48 Nations To Compete As FIFA Releases Schedule For Series 2026 - 3 days ago

FIFA has unveiled the full match schedule for the FIFA Series 2026, confirming that 48 national teams from all six continental confederations will take part in the expanded international friendly competition.

The tournament will be played across the March and April 2026 international windows, with fixtures arranged into 12 groups of four teams. Nine of those groups will feature men’s national sides and three will be contested by women’s teams, underlining FIFA’s intention to grow both strands of the international game in parallel.

Eleven FIFA Member Associations will act as hosts, with Rwanda set to stage two groups.
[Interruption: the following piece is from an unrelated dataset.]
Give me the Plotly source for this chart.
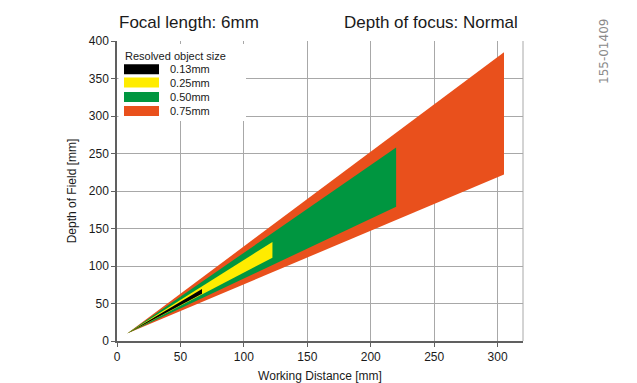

Other hosts include Australia, Azerbaijan, Brazil, Côte d’Ivoire, Indonesia, Kazakhstan, New Zealand, Puerto Rico, Switzerland, Thailand, and Uzbekistan, giving the event a genuinely global footprint that stretches from Oceania to South America and from West Africa to Central Asia.

All matches will carry full international status and will be broadcast worldwide. FIFA says this is designed to give emerging and mid-tier national teams more meaningful exposure, particularly against opponents from other confederations they rarely meet in traditional qualifying campaigns or regional championships.

Within each four-team group, participating associations have been allowed to choose their preferred competition format. Some groups will follow a mini knockout structure, with semi-finals and a final, while others will play a set of pre-arranged fixtures. Regardless of the format, one team will be declared group winner.

To guarantee decisive outcomes, any match that ends level after 90 minutes will go straight to a penalty shoot-out, with no extra time played. The approach is intended to maintain intensity, reduce player fatigue in a congested calendar, and provide coaches with high-pressure scenarios that mirror tournament conditions.

FIFA describes the Series 2026 as a direct evolution of the pilot edition staged in 2024. It forms part of a broader strategy to narrow the gap between established powers and developing football nations by offering regular, competitive cross-confederation fixtures outside flagship events such as the FIFA World Cup 2026.

In its announcement, the governing body said the FIFA Series is meant to strengthen both the sporting and cultural fabric of international football, giving lesser-known teams a platform while offering fans a wider variety of matchups than the traditional calendar has allowed.